--- Written task ---
In the records below, find the line with "Output the LaTeX" and the line with "(root) at (840.4,76.5)"; return exactly those lines and every line between them.

-- -- --

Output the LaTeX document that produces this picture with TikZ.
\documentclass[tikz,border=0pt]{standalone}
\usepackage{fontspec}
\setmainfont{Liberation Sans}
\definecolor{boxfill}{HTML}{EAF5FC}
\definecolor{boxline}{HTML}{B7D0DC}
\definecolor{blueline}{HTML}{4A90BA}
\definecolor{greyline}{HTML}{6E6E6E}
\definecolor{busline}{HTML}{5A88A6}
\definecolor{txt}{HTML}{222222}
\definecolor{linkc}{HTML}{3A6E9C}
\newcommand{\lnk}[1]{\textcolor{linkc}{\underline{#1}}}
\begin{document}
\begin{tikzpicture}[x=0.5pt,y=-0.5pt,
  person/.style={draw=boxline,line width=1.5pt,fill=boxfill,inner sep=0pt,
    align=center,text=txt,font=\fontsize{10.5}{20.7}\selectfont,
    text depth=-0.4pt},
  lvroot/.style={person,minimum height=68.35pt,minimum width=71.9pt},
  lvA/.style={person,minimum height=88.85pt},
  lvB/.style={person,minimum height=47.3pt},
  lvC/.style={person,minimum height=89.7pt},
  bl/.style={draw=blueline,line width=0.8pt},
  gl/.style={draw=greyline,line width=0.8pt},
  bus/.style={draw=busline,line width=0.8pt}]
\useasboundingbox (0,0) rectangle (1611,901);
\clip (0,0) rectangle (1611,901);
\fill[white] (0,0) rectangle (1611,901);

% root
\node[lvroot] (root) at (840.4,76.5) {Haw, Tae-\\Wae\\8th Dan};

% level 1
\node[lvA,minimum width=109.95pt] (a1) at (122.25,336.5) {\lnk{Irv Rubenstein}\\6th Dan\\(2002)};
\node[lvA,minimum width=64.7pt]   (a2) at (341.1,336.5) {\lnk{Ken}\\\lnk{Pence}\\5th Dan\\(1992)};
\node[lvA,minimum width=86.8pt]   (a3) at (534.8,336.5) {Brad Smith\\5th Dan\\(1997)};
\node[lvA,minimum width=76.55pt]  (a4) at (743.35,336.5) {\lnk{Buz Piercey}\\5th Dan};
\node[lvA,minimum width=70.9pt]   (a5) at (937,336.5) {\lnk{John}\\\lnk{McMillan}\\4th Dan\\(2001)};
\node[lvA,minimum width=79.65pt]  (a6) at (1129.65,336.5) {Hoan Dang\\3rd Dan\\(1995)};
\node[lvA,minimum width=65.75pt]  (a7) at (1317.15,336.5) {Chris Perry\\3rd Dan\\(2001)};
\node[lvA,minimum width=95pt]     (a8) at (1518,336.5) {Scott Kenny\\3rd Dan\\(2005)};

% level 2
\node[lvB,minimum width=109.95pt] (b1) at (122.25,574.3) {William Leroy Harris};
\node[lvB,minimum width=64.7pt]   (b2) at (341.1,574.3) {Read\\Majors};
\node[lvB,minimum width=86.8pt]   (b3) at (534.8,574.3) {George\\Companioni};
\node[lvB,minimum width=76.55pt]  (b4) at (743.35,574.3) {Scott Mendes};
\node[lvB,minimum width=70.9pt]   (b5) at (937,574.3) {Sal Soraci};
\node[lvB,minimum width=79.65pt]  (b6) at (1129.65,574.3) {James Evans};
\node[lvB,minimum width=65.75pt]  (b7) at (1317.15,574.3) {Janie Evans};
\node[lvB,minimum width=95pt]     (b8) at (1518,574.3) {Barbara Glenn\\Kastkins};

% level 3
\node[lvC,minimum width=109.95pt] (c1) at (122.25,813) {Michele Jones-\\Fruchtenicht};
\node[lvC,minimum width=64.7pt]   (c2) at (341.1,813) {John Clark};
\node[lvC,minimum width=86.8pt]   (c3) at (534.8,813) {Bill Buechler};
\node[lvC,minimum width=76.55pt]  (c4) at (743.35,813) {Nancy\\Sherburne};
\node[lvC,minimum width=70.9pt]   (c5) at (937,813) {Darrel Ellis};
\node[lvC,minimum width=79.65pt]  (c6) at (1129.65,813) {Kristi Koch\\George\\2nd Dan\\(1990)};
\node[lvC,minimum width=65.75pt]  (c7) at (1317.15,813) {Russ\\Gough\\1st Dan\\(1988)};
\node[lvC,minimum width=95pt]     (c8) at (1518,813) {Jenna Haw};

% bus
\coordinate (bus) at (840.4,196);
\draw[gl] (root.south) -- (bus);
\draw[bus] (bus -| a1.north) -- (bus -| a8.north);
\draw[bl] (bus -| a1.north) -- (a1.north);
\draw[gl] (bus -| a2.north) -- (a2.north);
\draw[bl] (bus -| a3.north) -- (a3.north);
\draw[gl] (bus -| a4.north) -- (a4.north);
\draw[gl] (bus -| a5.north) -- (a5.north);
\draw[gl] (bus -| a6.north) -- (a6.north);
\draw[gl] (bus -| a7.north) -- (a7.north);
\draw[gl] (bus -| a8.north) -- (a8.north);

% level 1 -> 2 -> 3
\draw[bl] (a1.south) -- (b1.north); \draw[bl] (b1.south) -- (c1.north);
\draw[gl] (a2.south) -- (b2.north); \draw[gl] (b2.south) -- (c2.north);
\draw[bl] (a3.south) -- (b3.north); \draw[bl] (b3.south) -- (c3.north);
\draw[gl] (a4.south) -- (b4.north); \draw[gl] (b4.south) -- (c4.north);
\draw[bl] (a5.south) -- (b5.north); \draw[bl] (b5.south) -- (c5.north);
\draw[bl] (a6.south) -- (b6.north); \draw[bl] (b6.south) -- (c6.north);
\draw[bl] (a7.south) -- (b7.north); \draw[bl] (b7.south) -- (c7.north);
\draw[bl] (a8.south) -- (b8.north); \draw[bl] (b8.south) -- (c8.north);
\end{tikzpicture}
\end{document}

-- -- --

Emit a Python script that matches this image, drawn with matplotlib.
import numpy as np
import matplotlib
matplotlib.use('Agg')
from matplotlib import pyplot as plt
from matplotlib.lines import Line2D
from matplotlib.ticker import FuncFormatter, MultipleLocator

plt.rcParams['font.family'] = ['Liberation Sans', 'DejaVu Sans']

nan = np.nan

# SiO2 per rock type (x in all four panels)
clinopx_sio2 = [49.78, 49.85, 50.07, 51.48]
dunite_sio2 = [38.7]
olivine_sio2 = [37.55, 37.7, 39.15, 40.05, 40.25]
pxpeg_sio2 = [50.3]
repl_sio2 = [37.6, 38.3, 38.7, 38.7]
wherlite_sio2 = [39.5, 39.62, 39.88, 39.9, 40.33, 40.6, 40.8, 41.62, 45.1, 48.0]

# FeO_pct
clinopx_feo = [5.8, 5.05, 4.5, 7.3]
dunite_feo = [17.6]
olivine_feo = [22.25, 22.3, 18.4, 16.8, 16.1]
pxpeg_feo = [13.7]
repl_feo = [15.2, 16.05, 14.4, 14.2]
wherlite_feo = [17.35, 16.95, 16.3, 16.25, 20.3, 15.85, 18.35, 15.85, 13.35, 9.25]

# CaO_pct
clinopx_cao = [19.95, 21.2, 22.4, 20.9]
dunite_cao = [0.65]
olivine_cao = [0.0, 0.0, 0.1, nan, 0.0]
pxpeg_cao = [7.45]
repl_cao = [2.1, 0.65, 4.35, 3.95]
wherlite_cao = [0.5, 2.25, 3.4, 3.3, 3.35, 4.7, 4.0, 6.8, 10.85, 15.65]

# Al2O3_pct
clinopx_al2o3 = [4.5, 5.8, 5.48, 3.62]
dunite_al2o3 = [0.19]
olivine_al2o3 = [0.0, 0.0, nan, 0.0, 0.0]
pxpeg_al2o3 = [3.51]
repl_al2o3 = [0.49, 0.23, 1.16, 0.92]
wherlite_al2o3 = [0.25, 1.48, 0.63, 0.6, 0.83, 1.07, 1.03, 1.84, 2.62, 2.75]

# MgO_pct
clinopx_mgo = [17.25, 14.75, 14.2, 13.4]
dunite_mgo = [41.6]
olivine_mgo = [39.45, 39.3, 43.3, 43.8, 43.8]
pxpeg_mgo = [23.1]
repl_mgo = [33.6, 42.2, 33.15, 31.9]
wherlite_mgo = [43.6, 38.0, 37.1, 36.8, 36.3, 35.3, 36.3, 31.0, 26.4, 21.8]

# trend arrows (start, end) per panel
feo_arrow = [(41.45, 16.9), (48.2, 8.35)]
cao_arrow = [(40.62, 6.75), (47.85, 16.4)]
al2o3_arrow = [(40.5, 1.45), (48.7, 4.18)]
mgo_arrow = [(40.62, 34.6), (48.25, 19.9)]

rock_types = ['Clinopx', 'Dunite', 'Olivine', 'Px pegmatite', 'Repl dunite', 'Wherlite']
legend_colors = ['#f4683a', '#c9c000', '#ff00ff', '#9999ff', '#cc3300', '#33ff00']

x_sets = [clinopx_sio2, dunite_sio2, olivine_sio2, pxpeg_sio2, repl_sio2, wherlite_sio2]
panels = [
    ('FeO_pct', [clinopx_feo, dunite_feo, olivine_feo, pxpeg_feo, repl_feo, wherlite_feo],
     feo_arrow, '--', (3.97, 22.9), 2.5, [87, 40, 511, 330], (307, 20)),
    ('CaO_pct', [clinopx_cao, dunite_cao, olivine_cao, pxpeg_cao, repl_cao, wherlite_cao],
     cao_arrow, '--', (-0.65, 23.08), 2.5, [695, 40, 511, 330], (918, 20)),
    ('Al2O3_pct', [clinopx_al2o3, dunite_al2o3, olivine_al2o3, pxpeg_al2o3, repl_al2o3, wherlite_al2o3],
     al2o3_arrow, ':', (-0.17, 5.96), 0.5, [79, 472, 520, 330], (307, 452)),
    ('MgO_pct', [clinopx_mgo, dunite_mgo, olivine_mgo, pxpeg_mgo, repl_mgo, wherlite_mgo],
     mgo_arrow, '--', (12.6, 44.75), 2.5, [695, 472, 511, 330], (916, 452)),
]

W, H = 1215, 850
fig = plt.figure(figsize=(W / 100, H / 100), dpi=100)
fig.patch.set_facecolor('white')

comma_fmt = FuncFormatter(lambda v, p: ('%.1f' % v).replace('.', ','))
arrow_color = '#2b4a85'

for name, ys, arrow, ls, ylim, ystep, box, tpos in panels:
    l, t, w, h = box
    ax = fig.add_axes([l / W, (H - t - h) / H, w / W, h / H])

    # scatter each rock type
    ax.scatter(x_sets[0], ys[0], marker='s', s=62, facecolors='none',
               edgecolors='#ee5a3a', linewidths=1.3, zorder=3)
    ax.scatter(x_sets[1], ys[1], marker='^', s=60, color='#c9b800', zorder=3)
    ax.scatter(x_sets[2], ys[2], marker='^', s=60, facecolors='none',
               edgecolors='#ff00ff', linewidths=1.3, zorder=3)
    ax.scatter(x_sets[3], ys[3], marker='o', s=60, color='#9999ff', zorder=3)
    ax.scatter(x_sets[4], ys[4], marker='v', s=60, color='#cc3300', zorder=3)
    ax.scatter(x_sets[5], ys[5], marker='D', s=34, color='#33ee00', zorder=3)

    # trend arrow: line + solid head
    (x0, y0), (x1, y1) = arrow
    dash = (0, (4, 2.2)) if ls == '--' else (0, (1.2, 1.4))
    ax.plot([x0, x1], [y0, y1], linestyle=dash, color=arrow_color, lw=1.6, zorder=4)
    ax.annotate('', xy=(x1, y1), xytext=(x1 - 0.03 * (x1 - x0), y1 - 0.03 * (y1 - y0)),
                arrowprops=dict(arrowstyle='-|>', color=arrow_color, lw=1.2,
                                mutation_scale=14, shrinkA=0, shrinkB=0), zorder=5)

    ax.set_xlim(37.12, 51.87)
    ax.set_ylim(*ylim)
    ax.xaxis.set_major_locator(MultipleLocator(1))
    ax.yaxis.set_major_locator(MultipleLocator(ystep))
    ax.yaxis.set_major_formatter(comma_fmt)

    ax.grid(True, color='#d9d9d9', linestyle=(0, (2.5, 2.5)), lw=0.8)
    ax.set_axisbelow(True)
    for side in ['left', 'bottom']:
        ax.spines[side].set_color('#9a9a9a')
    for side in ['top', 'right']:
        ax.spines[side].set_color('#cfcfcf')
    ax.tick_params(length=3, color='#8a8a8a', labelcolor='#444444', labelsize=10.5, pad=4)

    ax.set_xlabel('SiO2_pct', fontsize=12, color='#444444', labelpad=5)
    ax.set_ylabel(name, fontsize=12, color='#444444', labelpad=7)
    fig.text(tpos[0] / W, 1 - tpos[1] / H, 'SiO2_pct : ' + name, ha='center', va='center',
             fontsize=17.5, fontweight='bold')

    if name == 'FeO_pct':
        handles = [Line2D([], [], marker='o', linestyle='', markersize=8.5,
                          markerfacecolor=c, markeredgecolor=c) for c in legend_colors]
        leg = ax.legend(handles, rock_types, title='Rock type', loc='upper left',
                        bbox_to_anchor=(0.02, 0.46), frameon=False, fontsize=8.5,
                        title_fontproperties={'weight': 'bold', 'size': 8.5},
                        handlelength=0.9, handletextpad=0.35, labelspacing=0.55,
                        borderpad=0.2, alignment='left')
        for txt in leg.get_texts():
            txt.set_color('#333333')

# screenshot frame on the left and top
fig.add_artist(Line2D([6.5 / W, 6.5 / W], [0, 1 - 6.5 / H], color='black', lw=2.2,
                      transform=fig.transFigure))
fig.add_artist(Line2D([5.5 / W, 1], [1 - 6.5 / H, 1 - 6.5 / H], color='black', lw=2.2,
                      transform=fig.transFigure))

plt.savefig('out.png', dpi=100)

-- -- --

--- Task output ---
Output the LaTeX document that produces this picture with TikZ.
\documentclass[tikz,border=0pt]{standalone}
\usepackage{fontspec}
\setmainfont{Liberation Sans}
\definecolor{boxfill}{HTML}{EAF5FC}
\definecolor{boxline}{HTML}{B7D0DC}
\definecolor{blueline}{HTML}{4A90BA}
\definecolor{greyline}{HTML}{6E6E6E}
\definecolor{busline}{HTML}{5A88A6}
\definecolor{txt}{HTML}{222222}
\definecolor{linkc}{HTML}{3A6E9C}
\newcommand{\lnk}[1]{\textcolor{linkc}{\underline{#1}}}
\begin{document}
\begin{tikzpicture}[x=0.5pt,y=-0.5pt,
  person/.style={draw=boxline,line width=1.5pt,fill=boxfill,inner sep=0pt,
    align=center,text=txt,font=\fontsize{10.5}{20.7}\selectfont,
    text depth=-0.4pt},
  lvroot/.style={person,minimum height=68.35pt,minimum width=71.9pt},
  lvA/.style={person,minimum height=88.85pt},
  lvB/.style={person,minimum height=47.3pt},
  lvC/.style={person,minimum height=89.7pt},
  bl/.style={draw=blueline,line width=0.8pt},
  gl/.style={draw=greyline,line width=0.8pt},
  bus/.style={draw=busline,line width=0.8pt}]
\useasboundingbox (0,0) rectangle (1611,901);
\clip (0,0) rectangle (1611,901);
\fill[white] (0,0) rectangle (1611,901);

% root
\node[lvroot] (root) at (840.4,76.5) {Haw, Tae-\\Wae\\8th Dan};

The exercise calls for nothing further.